INSTRUCTIONS FOR THE TASK —
Would you copy out the whole listing exactly as given?

-- Start --

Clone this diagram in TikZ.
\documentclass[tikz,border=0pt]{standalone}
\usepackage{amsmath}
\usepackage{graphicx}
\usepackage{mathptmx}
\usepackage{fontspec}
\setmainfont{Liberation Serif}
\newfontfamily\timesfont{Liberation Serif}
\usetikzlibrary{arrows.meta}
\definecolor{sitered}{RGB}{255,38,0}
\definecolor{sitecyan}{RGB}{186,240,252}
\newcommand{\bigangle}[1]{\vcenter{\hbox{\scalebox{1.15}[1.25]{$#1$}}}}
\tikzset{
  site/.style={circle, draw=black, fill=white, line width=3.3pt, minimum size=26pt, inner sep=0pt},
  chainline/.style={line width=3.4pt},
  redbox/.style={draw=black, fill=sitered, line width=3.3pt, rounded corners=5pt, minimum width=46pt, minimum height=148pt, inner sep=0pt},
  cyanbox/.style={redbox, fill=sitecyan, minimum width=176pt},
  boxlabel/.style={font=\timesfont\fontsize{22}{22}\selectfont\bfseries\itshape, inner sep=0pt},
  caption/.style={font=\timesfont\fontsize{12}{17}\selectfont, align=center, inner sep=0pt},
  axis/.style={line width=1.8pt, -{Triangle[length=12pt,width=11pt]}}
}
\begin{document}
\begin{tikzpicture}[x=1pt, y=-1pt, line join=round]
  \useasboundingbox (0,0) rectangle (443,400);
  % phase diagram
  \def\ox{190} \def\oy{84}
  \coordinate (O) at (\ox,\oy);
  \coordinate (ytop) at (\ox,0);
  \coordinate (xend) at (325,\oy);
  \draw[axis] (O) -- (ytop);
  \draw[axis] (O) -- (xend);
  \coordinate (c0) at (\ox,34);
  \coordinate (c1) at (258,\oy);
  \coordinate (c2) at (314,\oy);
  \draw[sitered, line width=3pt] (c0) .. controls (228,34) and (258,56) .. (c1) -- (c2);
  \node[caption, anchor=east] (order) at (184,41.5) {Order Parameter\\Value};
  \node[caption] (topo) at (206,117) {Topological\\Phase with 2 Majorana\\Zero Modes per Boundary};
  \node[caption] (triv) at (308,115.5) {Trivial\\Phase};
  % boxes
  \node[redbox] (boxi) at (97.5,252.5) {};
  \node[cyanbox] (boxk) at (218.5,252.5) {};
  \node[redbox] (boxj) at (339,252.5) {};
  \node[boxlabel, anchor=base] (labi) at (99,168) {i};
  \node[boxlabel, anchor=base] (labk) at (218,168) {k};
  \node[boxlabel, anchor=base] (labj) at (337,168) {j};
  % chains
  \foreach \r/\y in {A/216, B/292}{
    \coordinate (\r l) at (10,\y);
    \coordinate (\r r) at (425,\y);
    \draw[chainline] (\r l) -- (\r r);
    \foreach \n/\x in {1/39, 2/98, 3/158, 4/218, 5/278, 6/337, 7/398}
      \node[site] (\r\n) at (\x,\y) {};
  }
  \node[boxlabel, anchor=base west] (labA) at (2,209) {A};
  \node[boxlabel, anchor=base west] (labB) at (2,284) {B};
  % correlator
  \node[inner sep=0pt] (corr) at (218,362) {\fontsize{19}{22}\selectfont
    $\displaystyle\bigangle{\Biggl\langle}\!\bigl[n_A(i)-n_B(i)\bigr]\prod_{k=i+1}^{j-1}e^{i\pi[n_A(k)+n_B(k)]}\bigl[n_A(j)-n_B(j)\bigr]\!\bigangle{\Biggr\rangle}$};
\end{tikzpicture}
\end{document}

-- End --

EXERCISE ANSWER —
Clone this diagram in TikZ.
\documentclass[tikz,border=0pt]{standalone}
\usepackage{amsmath}
\usepackage{graphicx}
\usepackage{mathptmx}
\usepackage{fontspec}
\setmainfont{Liberation Serif}
\newfontfamily\timesfont{Liberation Serif}
\usetikzlibrary{arrows.meta}
\definecolor{sitered}{RGB}{255,38,0}
\definecolor{sitecyan}{RGB}{186,240,252}
\newcommand{\bigangle}[1]{\vcenter{\hbox{\scalebox{1.15}[1.25]{$#1$}}}}
\tikzset{
  site/.style={circle, draw=black, fill=white, line width=3.3pt, minimum size=26pt, inner sep=0pt},
  chainline/.style={line width=3.4pt},
  redbox/.style={draw=black, fill=sitered, line width=3.3pt, rounded corners=5pt, minimum width=46pt, minimum height=148pt, inner sep=0pt},
  cyanbox/.style={redbox, fill=sitecyan, minimum width=176pt},
  boxlabel/.style={font=\timesfont\fontsize{22}{22}\selectfont\bfseries\itshape, inner sep=0pt},
  caption/.style={font=\timesfont\fontsize{12}{17}\selectfont, align=center, inner sep=0pt},
  axis/.style={line width=1.8pt, -{Triangle[length=12pt,width=11pt]}}
}
\begin{document}
\begin{tikzpicture}[x=1pt, y=-1pt, line join=round]
  \useasboundingbox (0,0) rectangle (443,400);
  % phase diagram
  \def\ox{190} \def\oy{84}
  \coordinate (O) at (\ox,\oy);
  \coordinate (ytop) at (\ox,0);
  \coordinate (xend) at (325,\oy);
  \draw[axis] (O) -- (ytop);
  \draw[axis] (O) -- (xend);
  \coordinate (c0) at (\ox,34);
  \coordinate (c1) at (258,\oy);
  \coordinate (c2) at (314,\oy);
  \draw[sitered, line width=3pt] (c0) .. controls (228,34) and (258,56) .. (c1) -- (c2);
  \node[caption, anchor=east] (order) at (184,41.5) {Order Parameter\\Value};
  \node[caption] (topo) at (206,117) {Topological\\Phase with 2 Majorana\\Zero Modes per Boundary};
  \node[caption] (triv) at (308,115.5) {Trivial\\Phase};
  % boxes
  \node[redbox] (boxi) at (97.5,252.5) {};
  \node[cyanbox] (boxk) at (218.5,252.5) {};
  \node[redbox] (boxj) at (339,252.5) {};
  \node[boxlabel, anchor=base] (labi) at (99,168) {i};
  \node[boxlabel, anchor=base] (labk) at (218,168) {k};
  \node[boxlabel, anchor=base] (labj) at (337,168) {j};
  % chains
  \foreach \r/\y in {A/216, B/292}{
    \coordinate (\r l) at (10,\y);
    \coordinate (\r r) at (425,\y);
    \draw[chainline] (\r l) -- (\r r);
    \foreach \n/\x in {1/39, 2/98, 3/158, 4/218, 5/278, 6/337, 7/398}
      \node[site] (\r\n) at (\x,\y) {};
  }
  \node[boxlabel, anchor=base west] (labA) at (2,209) {A};
  \node[boxlabel, anchor=base west] (labB) at (2,284) {B};
  % correlator
  \node[inner sep=0pt] (corr) at (218,362) {\fontsize{19}{22}\selectfont
    $\displaystyle\bigangle{\Biggl\langle}\!\bigl[n_A(i)-n_B(i)\bigr]\prod_{k=i+1}^{j-1}e^{i\pi[n_A(k)+n_B(k)]}\bigl[n_A(j)-n_B(j)\bigr]\!\bigangle{\Biggr\rangle}$};
\end{tikzpicture}
\end{document}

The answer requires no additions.